I honestly think I was in my best condition in early May, thanks to months of focused intervals and tempo runs (which helped produce the good showing at the Greenland Trail 50K), and it all went downhill from there. Once in Colorado, the altitude took a major toll on me. I think living at 6,000 feet and having relatively easy access to mountains as high as 14,000+ feet will eventually make me a better runner. For now, it's just really hard. On Sunday's run at Green Mountain, I felt like I was breathing through a straw. A few weeks prior I felt great summiting 14,115-foot Pikes Peak. At altitude, you have good days and bad days. The bad days are really bad.

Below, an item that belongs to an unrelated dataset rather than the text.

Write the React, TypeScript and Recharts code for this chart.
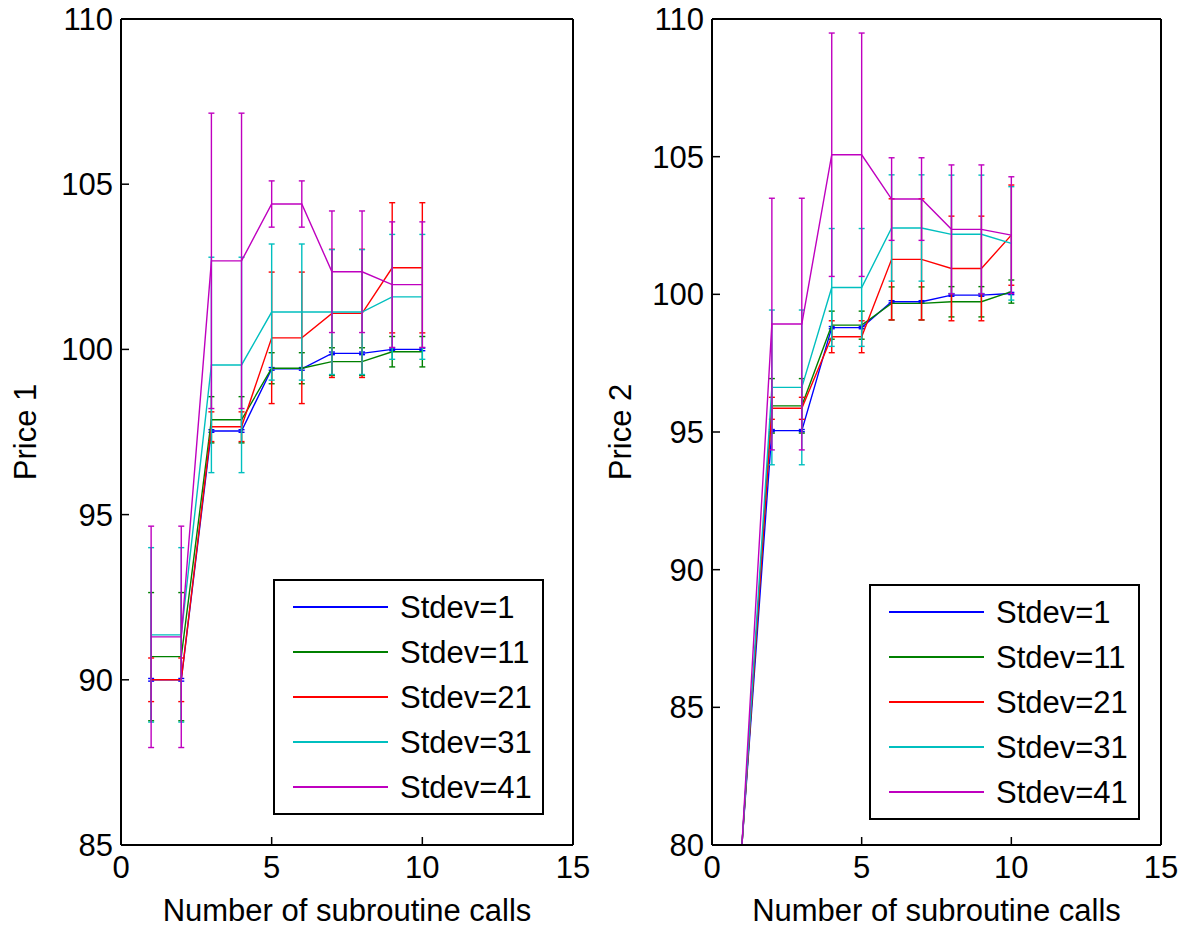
import { LineChart, Line, XAxis, YAxis, ErrorBar, Legend } from 'recharts';

const callCounts = [1, 2, 3, 4, 5, 6, 7, 8, 9, 10];
const seriesNames = ['Stdev=1', 'Stdev=11', 'Stdev=21', 'Stdev=31', 'Stdev=41'];
const seriesColors = ['#0000ff', '#008000', '#ff0000', '#00bfbf', '#bf00bf'];
const xTicks = [0, 5, 10, 15];
const price1Ticks = [85, 90, 95, 100, 105, 110];
const price2Ticks = [80, 85, 90, 95, 100, 105, 110];

// Price 1: mean per call count, and error bar half-height
const price1Sd1 = [90.0, 90.0, 97.53, 97.53, 99.41, 99.41, 99.88, 99.88, 100.0, 100.0];
const price1Sd11 = [90.7, 90.7, 97.87, 97.87, 99.43, 99.43, 99.63, 99.63, 99.93, 99.93];
const price1Sd21 = [90.0, 90.0, 97.66, 97.66, 100.35, 100.35, 101.09, 101.09, 102.47, 102.47];
const price1Sd31 = [91.36, 91.36, 99.53, 99.53, 101.13, 101.13, 101.13, 101.13, 101.59, 101.59];
const price1Sd41 = [91.3, 91.3, 102.68, 102.68, 104.4, 104.4, 102.35, 102.35, 101.96, 101.96];

const price1Sd1Err = [0.04, 0.04, 0.04, 0.04, 0.04, 0.04, 0.04, 0.04, 0.04, 0.04];
const price1Sd11Err = [1.94, 1.94, 0.7, 0.7, 0.47, 0.47, 0.42, 0.42, 0.46, 0.46];
const price1Sd21Err = [0.66, 0.66, 0.45, 0.45, 1.99, 1.99, 1.94, 1.94, 1.97, 1.97];
const price1Sd31Err = [2.64, 2.64, 3.26, 3.26, 2.06, 2.06, 1.89, 1.89, 1.89, 1.89];
const price1Sd41Err = [3.35, 3.35, 4.47, 4.47, 0.7, 0.7, 1.84, 1.84, 1.9, 1.9];

// Price 2
const price2Sd1 = [80, 95.05, 95.05, 98.79, 98.79, 99.73, 99.73, 99.97, 99.97, 100.03];
const price2Sd11 = [80, 95.95, 95.95, 98.88, 98.88, 99.67, 99.67, 99.73, 99.73, 100.1];
const price2Sd21 = [80, 95.86, 95.86, 98.46, 98.46, 101.27, 101.27, 100.94, 100.94, 102.15];
const price2Sd31 = [80, 96.62, 96.62, 100.25, 100.25, 102.41, 102.41, 102.18, 102.18, 101.85];
const price2Sd41 = [80, 98.92, 98.92, 105.07, 105.07, 103.46, 103.46, 102.36, 102.36, 102.15];

const price2Sd1Err = [0, 0.04, 0.04, 0.04, 0.04, 0.04, 0.04, 0.04, 0.04, 0.04];
const price2Sd11Err = [0, 0.99, 0.99, 0.51, 0.51, 0.6, 0.6, 0.55, 0.55, 0.42];
const price2Sd21Err = [0, 0.4, 0.4, 0.58, 0.58, 2.2, 2.2, 1.9, 1.9, 1.82];
const price2Sd31Err = [0, 2.81, 2.81, 2.14, 2.14, 1.93, 1.93, 2.15, 2.15, 2.06];
const price2Sd41Err = [0, 4.57, 4.57, 4.42, 4.42, 1.5, 1.5, 2.34, 2.34, 2.12];

const makeRows = (means: number[][], errs: number[][]) =>
  callCounts.map((calls, i) => {
    const row: Record<string, number> = { calls };
    means.forEach((m, k) => {
      row[`s${k}`] = m[i];
      row[`e${k}`] = errs[k][i];
    });
    return row;
  });

const price1Rows = makeRows(
  [price1Sd1, price1Sd11, price1Sd21, price1Sd31, price1Sd41],
  [price1Sd1Err, price1Sd11Err, price1Sd21Err, price1Sd31Err, price1Sd41Err]
);
const price2Rows = makeRows(
  [price2Sd1, price2Sd11, price2Sd21, price2Sd31, price2Sd41],
  [price2Sd1Err, price2Sd11Err, price2Sd21Err, price2Sd31Err, price2Sd41Err]
);

const FONT = '"Liberation Sans", Arial, Helvetica, sans-serif';
const FS = 31;
const axisLine = { stroke: '#000', strokeWidth: 2 };
const tickLine = { stroke: '#000', strokeWidth: 1.5 };

const renderLegend = () => (
  <div
    style={{
      width: 271,
      height: 236,
      boxSizing: 'border-box',
      border: '2px solid #000',
      background: '#fff',
      paddingTop: 3.5,
      fontFamily: FONT,
      fontSize: FS,
      color: '#000',
    }}
  >
    {seriesNames.map((name, k) => (
      <div key={name} style={{ height: 45, display: 'flex', alignItems: 'center' }}>
        <svg width={113} height={4} style={{ display: 'block' }}>
          <line x1={18} y1={2} x2={113} y2={2} stroke={seriesColors[k]} strokeWidth={2} />
        </svg>
        <span style={{ marginLeft: 12, lineHeight: 1 }}>{name}</span>
      </div>
    ))}
  </div>
);

interface PanelProps {
  rows: Record<string, number>[];
  yDomain: [number, number];
  yTicks: number[];
  yTitle: string;
  axisWidth: number;
  rightGap: number;
  titleX: number;
  legendX: number;
  legendY: number;
}

function PricePanel({ rows, yDomain, yTicks, yTitle, axisWidth, rightGap, titleX, legendX, legendY }: PanelProps) {
  return (
    <LineChart width={598} height={931} data={rows} margin={{ top: 18, right: rightGap, bottom: 26, left: 0 }}>
      <XAxis
        xAxisId="b"
        dataKey="calls"
        type="number"
        domain={[0, 15]}
        ticks={xTicks}
        interval={0}
        allowDataOverflow
        height={60}
        tickSize={-8}
        tickMargin={19}
        axisLine={axisLine}
        tickLine={tickLine}
        tick={{ fill: '#000', fontSize: FS, fontFamily: FONT }}
        label={(p: any) => (
          <text
            x={p.viewBox.x + p.viewBox.width / 2}
            y={p.viewBox.y + 65}
            textAnchor="middle"
            dominantBaseline="central"
            fontSize={FS}
            fontFamily={FONT}
            fill="#000"
          >
            Number of subroutine calls
          </text>
        )}
      />
      <XAxis
        xAxisId="t"
        orientation="top"
        dataKey="calls"
        type="number"
        domain={[0, 15]}
        ticks={xTicks}
        interval={0}
        allowDataOverflow
        height={1}
        tickSize={-8}
        axisLine={axisLine}
        tickLine={tickLine}
        tick={false}
      />
      <YAxis
        yAxisId="l"
        type="number"
        domain={yDomain}
        ticks={yTicks}
        interval={0}
        allowDataOverflow
        width={axisWidth}
        tickSize={-8}
        tickMargin={16}
        axisLine={axisLine}
        tickLine={tickLine}
        tick={{ fill: '#000', fontSize: FS, fontFamily: FONT }}
        label={(p: any) => {
          const cx = titleX;
          const cy = p.viewBox.y + p.viewBox.height / 2;
          return (
            <text
              x={cx}
              y={cy}
              transform={`rotate(-90 ${cx} ${cy})`}
              textAnchor="middle"
              dominantBaseline="central"
              fontSize={FS}
              fontFamily={FONT}
              fill="#000"
            >
              {yTitle}
            </text>
          );
        }}
      />
      <YAxis
        yAxisId="r"
        orientation="right"
        type="number"
        domain={yDomain}
        ticks={yTicks}
        interval={0}
        allowDataOverflow
        width={1}
        tickSize={-8}
        axisLine={axisLine}
        tickLine={tickLine}
        tick={false}
      />
      {seriesNames.map((name, k) => (
        <Line
          key={name}
          xAxisId="b"
          yAxisId="l"
          type="linear"
          dataKey={`s${k}`}
          name={name}
          stroke={seriesColors[k]}
          strokeWidth={1.4}
          dot={false}
          activeDot={false}
          isAnimationActive={false}
        >
          <ErrorBar dataKey={`e${k}`} direction="y" width={3} stroke={seriesColors[k]} strokeWidth={1.4} isAnimationActive={false} />
        </Line>
      ))}
      <Legend
        layout="vertical"
        align="center"
        verticalAlign="middle"
        content={renderLegend}
        wrapperStyle={{ left: legendX, top: legendY, width: 271, height: 236 }}
      />
    </LineChart>
  );
}

export default function App() {
  return (
    <div style={{ position: 'absolute', left: 0, top: 0, width: 1196, height: 931, background: '#fff', fontFamily: FONT }}>
      <div style={{ position: 'absolute', left: 0, top: 0 }}>
        <PricePanel
          rows={price1Rows}
          yDomain={[85, 110]}
          yTicks={price1Ticks}
          yTitle="Price 1"
          axisWidth={121}
          rightGap={24}
          titleX={25}
          legendX={273}
          legendY={579}
        />
      </div>
      <div style={{ position: 'absolute', left: 598, top: 0 }}>
        <PricePanel
          rows={price2Rows}
          yDomain={[80, 110]}
          yTicks={price2Ticks}
          yTitle="Price 2"
          axisWidth={114}
          rightGap={34}
          titleX={22}
          legendX={271}
          legendY={584}
        />
      </div>
    </div>
  );
}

I also think my stress level for the first six months of the year was very high. Moving across the country and selling a house in a horrible market can be mentally draining. No excuses, though. This crappy year is all on me, and I do believe 2011 will be a much better year.

In 2010, I never got in a road marathon because our move conflicted with Boston, a race I had entered and so wanted to do. I'm beginning to see that the success of a year is measured quite a bit by the times I log in the marathon. At the end of the day, the marathon is, in my opinion, the greatest measure of a long-distance runner. I do believe that my 2:58 marathon PR is more than ripe for a challenge. And so with my eyes now on 2011, it is so important to me to get out of the gate with a quality road marathon at sea level. I was previously considering the Rite Aid Cleveland Marathon, but it's in mid-May. I think I'm now leaning toward the Publix Georgia Marathon on March 20 in Atlanta. I can spend time with my family, while also going for a new marathon PR. Frankly, the thought of intervals and tempo running all winter appeals to me. But only if my foot is healed by then.


A final note: I registered for the 2011 Leadville Trail 100. At this point, all I can say is that my goal is to finish in under 22 hours. But before I focus on Leadville, there's a marathon to run.